A few tips about getting around
Some of the hotels closest to Cancun will arrange airport transfers. Expect to pay about $50 each way for Playa del Carmen and $125 for Tulum. But it's far more convenient to rent your own wheels, especially if you plan to explore nearby towns and ruins. There's plenty of free on-street parking in Playa del Carmen; everywhere else you'll be able to park at the hotels themselves.
When booking a car, be sure to choose one that can handle the punishing dirt roads. Highway 307 is the main artery that connects the towns of the Riviera Maya and Costa Maya.

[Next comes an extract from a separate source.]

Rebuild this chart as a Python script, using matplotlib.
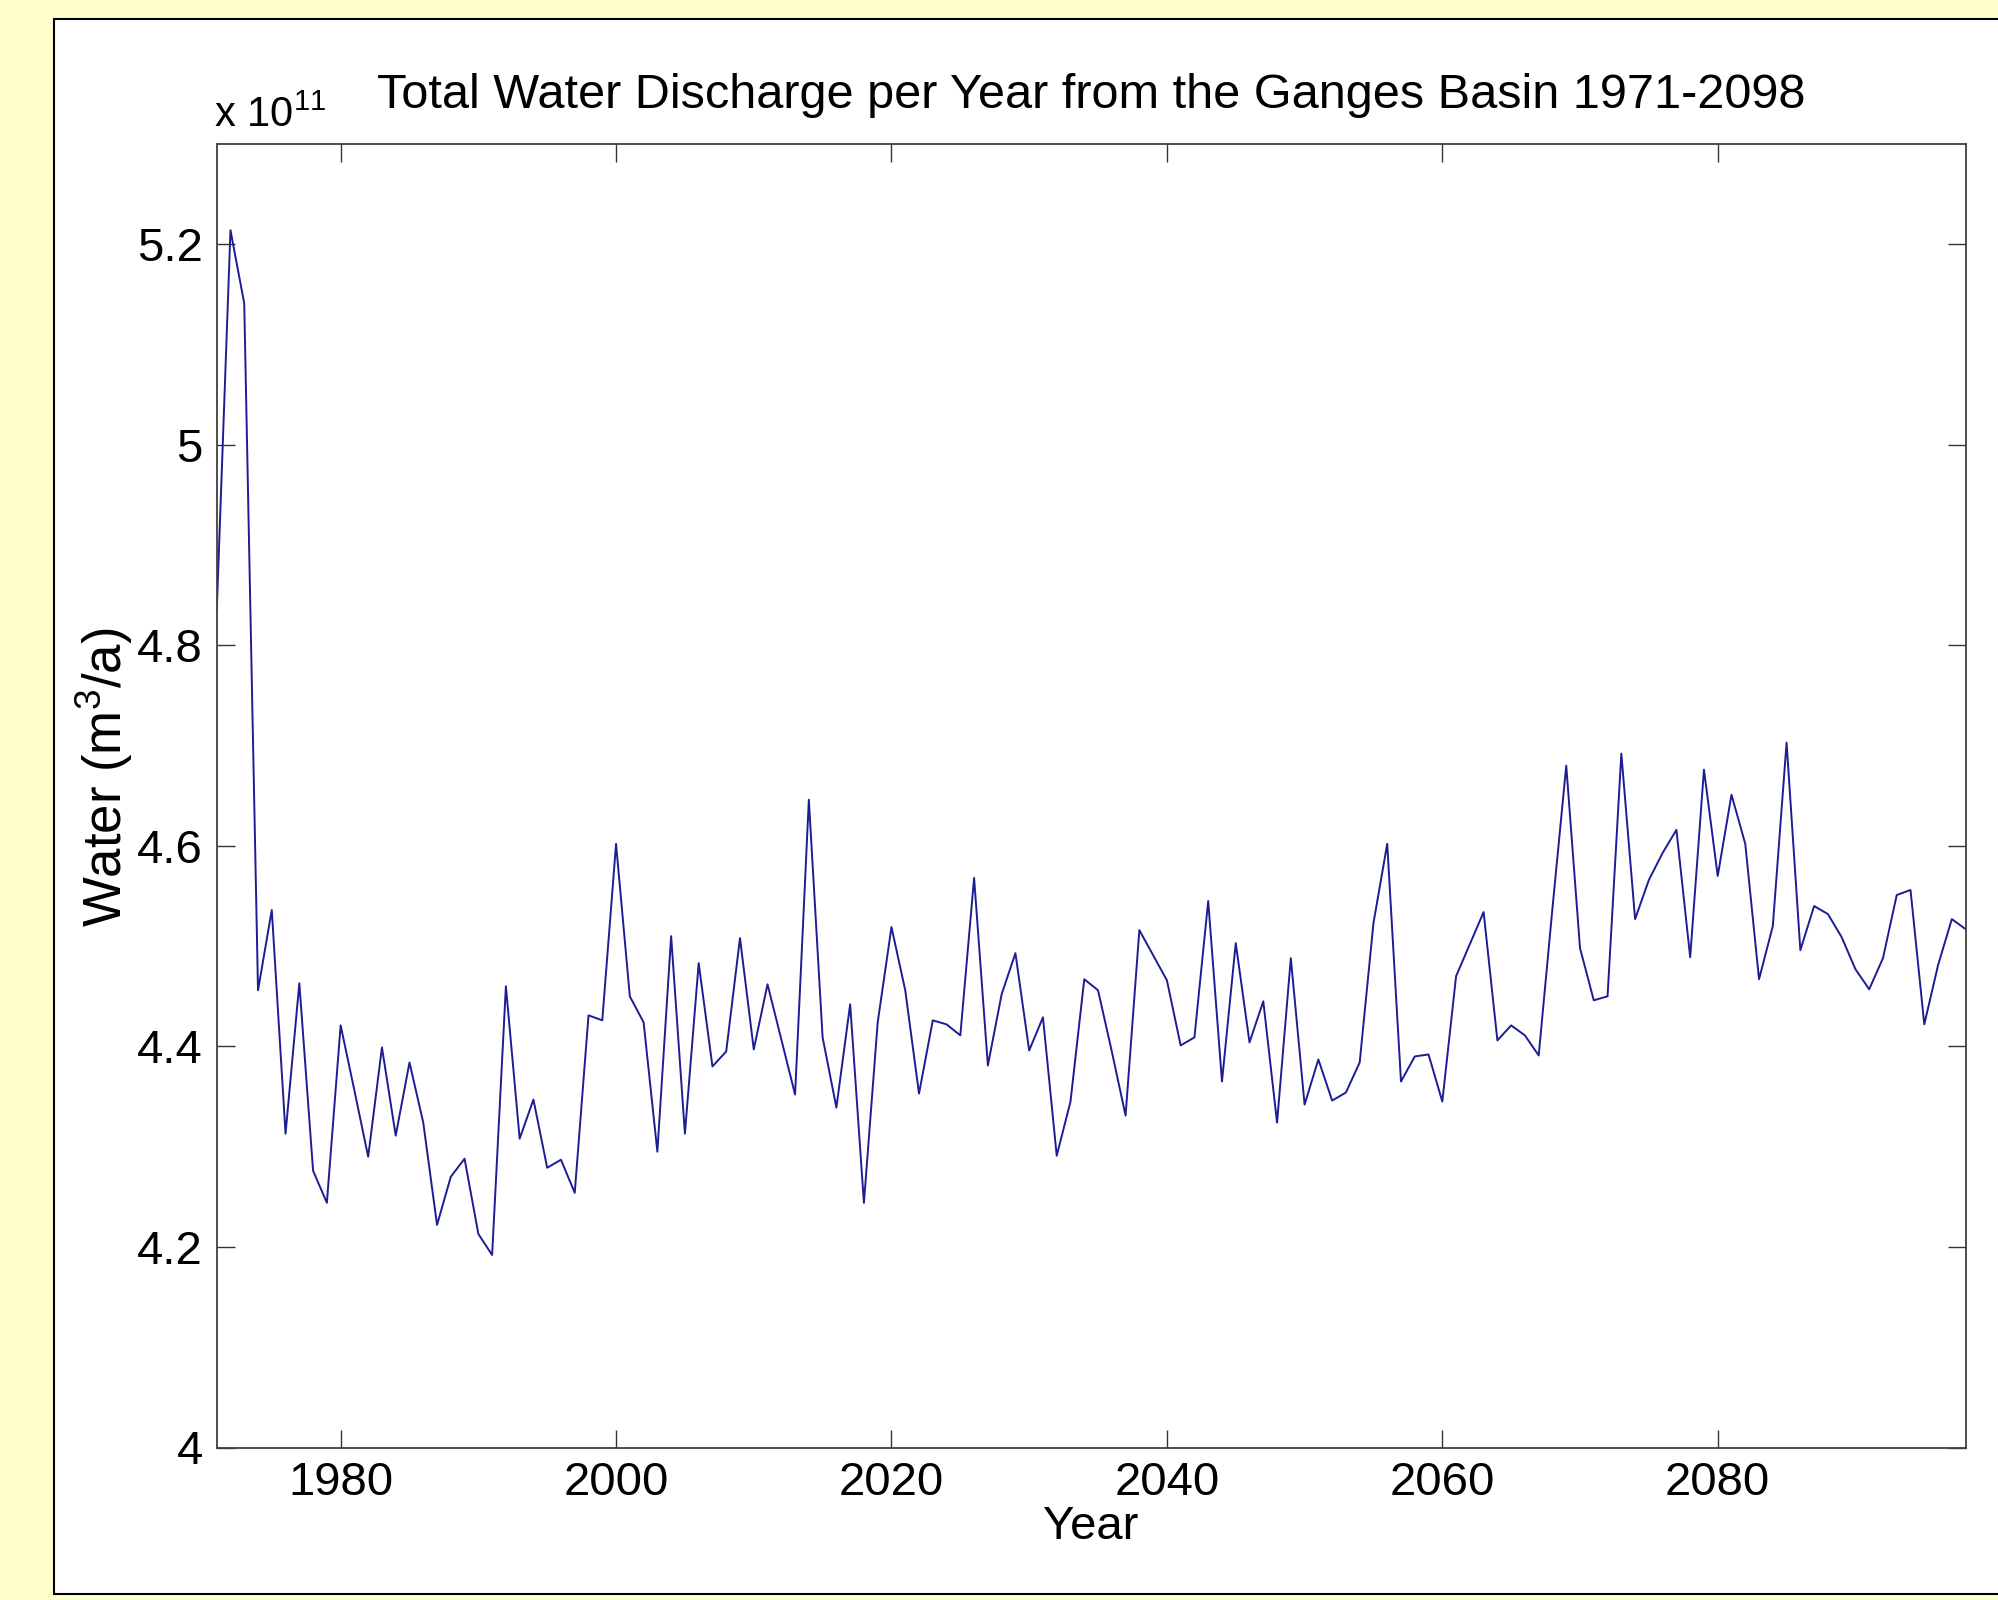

It runs south along the coast from Cancun to Tulum, swings inland to skirt the Sian Ka'an Biosphere, and continues all the way to the border of Belize. Often one-lane each way without a shoulder, the road leaves little margin for error. Allow more time than the distances suggest, because construction, accidents, or slow vehicles may lengthen the trip. So could the string of potholes passing for dirt roads that connect some hotels to the highway. A 10-mile drive on the worst of these can take 45 minutes.
Be on the lookout for speed bumps, called topes, which are found frequently in towns. Get gas whenever there's an opportunity--stations are few and far between. Finally, avoid driving at night. Road conditions, pedestrians, animals, and lack of lighting make it hazardous.